Is this the real life? Is it just replicants?

Perhaps it doesn’t need to be said – after all, the film is exceedingly well reviewed – but I want to start by saying it anyway: Blade Runner 2049 is a gorgeous piece of visual art. I wouldn’t go so far as to say that Roger Deakins has surpassed himself; his portfolio does include The Assassination of Jesse James by the Coward Robert Ford, after all. Nevertheless, there are few films this side of the turn of the century, or even this side of the original Blade Runner, that offer as coherent and as gorgeous a window into a world that is at once excitingly different and eerily familiar. And the praise isn’t just Deakins’: the artists that worked on all the individual puzzle pieces that make up the look of Blade Runner 2049 may just deserve most of the awards that exist and some that don’t.

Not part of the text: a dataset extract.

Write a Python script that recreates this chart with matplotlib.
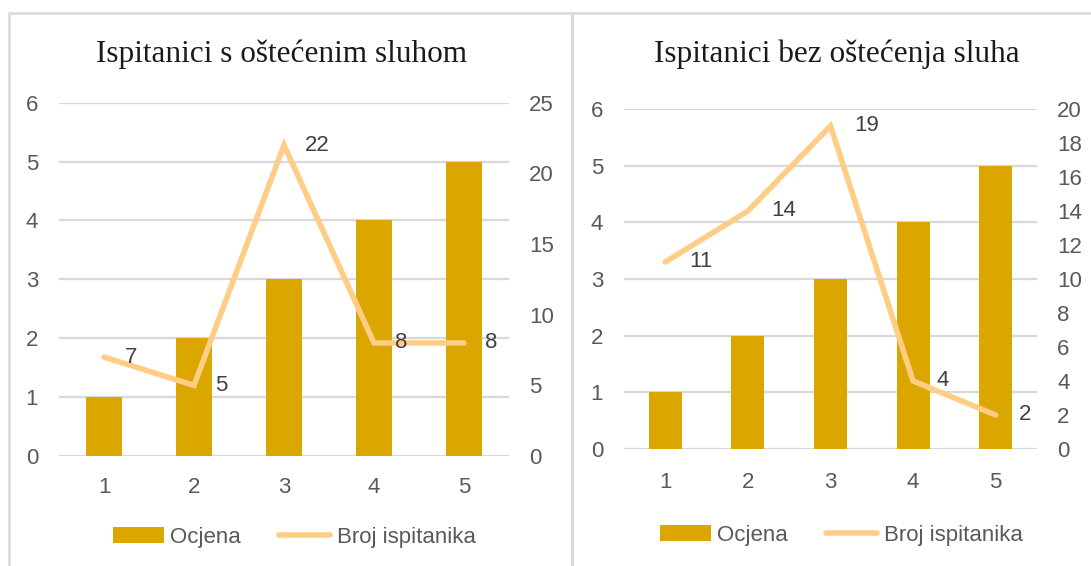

I don’t think the film will necessarily become as influential as the original Blade Runner, which pretty much defined what dystopian cityscapes of the near future look like, but aesthetically it manages the almost impossible, reconciling the iconic neo-noir with a more modern, almost anthropological sensitivity and creating something that both recalls the original and adds to it in startlingly original ways.

Blade Runner 2049

Just consider this: after the endless night of the original film, Blade Runner 2049 is largely set in daylight scenarios – and it pulls it off.